Uploaded: Aug 10, 2021
Gov. Gavin Newsom spent much of the summer traveling around the state to announce big spending plans for the state’s $100 billion year-over-year budget surplus.
The consistent theme was that the state was roaring back from the COVID-19 shutdowns that he unilaterally imposed in 2020. Certainly, the money in the state coffers was real (even if the federal portion of it was borrowed against the country’s future), but the rest of the picture, depending upon where you live is still pretty grim.
President Joe Biden celebrated robust job growth numbers last week showing employers added 943,000 jobs last month and the national unemployment rate fell to 5.4%. The Covid Delta variant could affect those numbers as the hospitality and restaurant sectors, which had grown strongly, could see that trend reversed. That’s already happening in San Francisco where some restaurants have temporarily closed.
What’s important to realize is that the recovery in California, despite Newsom’s rhetoric, is well behind the national trends. New unemployment claims in California last week hit their highest level since the state reopened June 15. There were 65,000 residents who filed new claims, up about 1,000 from the prior week.
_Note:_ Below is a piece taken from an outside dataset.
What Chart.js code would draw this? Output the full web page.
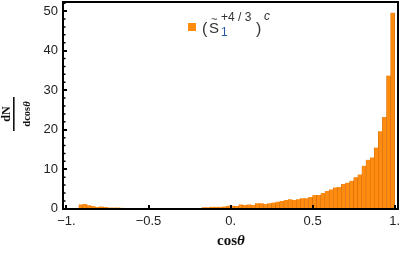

California’s unemployment rate is 7.7%--only three other states have higher rates. Nationally, total claims dropped by 14,000.
Our state now accounts for 20% of the unemployment claims with only 12% of the workers, according to attorney Michael Bernick, who formerly directed the state’s Employment Development Dept. That department continues to be a disaster with a huge backload of unprocessed claims. Newsom and his team have failed miserably in fixing it.
For unemployed people who have been collecting the $300 a week from the federal program that’s paid in addition to the state benefit, the federal dollars dry up Sept. 6. Whether that will result in many people actively seeking work is an open question. It’s also a question of whether there’s a match between their skills and what employers will require. Those are not high bars in the hospitality industry, but there are other places where there will be no match.
A report by the UCLA California Policy Lab said that almost two-thirds of the recipients of the federal money had completed high school or less. About 35% of the recipients were Hispanic; 31.8% white, 15.3% Asian and 8.8% Black. Those are tough numbers, although, in the pre-Covid economy, wages for low skilled workers were growing robustly because of full employment.
Barring some change in the law, unlikely at this point, the situation will get more challenging for unemployed people.